President Obama's solution was included in his Affordable Care Act, passed in March 2010, commonly referred to as "Obamacare."
The president plans to improve solvency by trimming government dollars dedicated to traditional Medicare by $716 billion over the next 10 years, mostly by reducing payments to doctors, hospitals, drug companies and insurers.
Republican challenger Mitt Romney has a much different vision on how to resolve the issue.
The GOP plan, proposed by Romney's running mate, Rep. Paul Ryan, is to transform Medicare into a premium-support system, often described as a "voucher system." Starting in 2023, it will offer beneficiaries a fixed spending amount to purchase either traditional Medicare or a private plan. The Romney-Ryan plan would also raise the Medicare eligibility age to 67 by 2034.
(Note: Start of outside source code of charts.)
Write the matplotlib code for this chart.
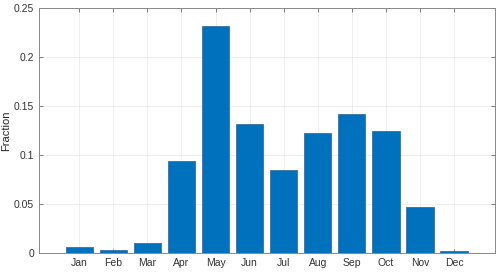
import matplotlib
matplotlib.use("Agg")
import matplotlib.pyplot as plt

months = ["Jan", "Feb", "Mar", "Apr", "May", "Jun", "Jul", "Aug", "Sep", "Oct", "Nov", "Dec"]
fraction = [0.0061, 0.0034, 0.0108, 0.0945, 0.232, 0.1316, 0.085, 0.1224, 0.1421, 0.1245, 0.0469, 0.0020]
yticks = [0, 0.05, 0.1, 0.15, 0.2, 0.25]
ytick_labels = ["0", "0.05", "0.1", "0.15", "0.2", "0.25"]

plt.rcParams['font.family'] = ['Liberation Sans', 'DejaVu Sans']

fig = plt.figure(figsize=(5, 2.74), dpi=100)
ax = fig.add_axes([0.078, 0.0755, 0.912, 0.894])

x = list(range(1, len(months) + 1))
ax.bar(x, fraction, width=0.8, color='#0072BD', edgecolor='#3b6f9e', linewidth=0.6, zorder=3)

ax.set_xlim(-0.18, 13.2)
ax.set_ylim(0, 0.25)
ax.set_xticks(x)
ax.set_xticklabels(months)
ax.set_yticks(yticks)
ax.set_yticklabels(ytick_labels)
ax.set_ylabel("Fraction", fontsize=8, color='#262626')
ax.yaxis.set_label_coords(-0.062, 0.5)

ax.grid(True, color='#ebebeb', linewidth=0.6, zorder=0)
ax.tick_params(direction='in', length=3, width=0.6, colors='#666666', labelcolor='#333333',
               labelsize=7.5, top=True, right=True)
for s in ax.spines.values():
    s.set_color('#888888')
    s.set_linewidth(0.7)

fig.savefig("out.png", dpi=100)
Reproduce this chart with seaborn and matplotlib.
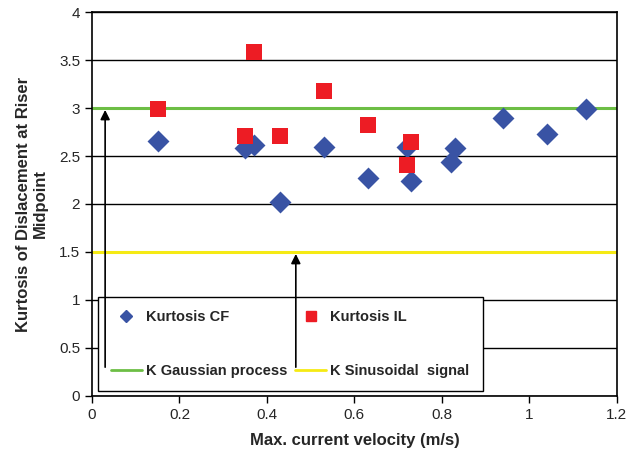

Before implementing anything, Romney has said he would repeal Obamacare. The GOP claims Obama's $716 billion cut amounts to "gutting" Medicare, despite Ryan's 2013 budget proposal, which includes similar cost-cutting measures, according to the Congressional Budget Office.
The Romney plan will remove only sections of the Affordable Care Act that created the Independent Payment Advisory Board to assist the president with spending and savings options, as well as the plan to close the "donut hole" in the Medicare prescription plans by 2020.
Bill Rosenberg, professor of political science at Drexel University, said the primary issue with Romney's plan is whether the money distributed through the voucher system will be enough for an individual to buy adequate coverage, especially after the first year.
"Are those plans going to keep pace with increases in health care costs?" he asked.
If the voucher stipends cannot keep up with rising health-care costs, Rosenberg said, Medicare recipients will be "at the mercy of the market" to decide which plan best accommodates their situation. Given the already-limited income for a retiree, he fears some may trade health care for other necessities.
"People have to make a choice," he said. "They have to decide what future they'd rather have."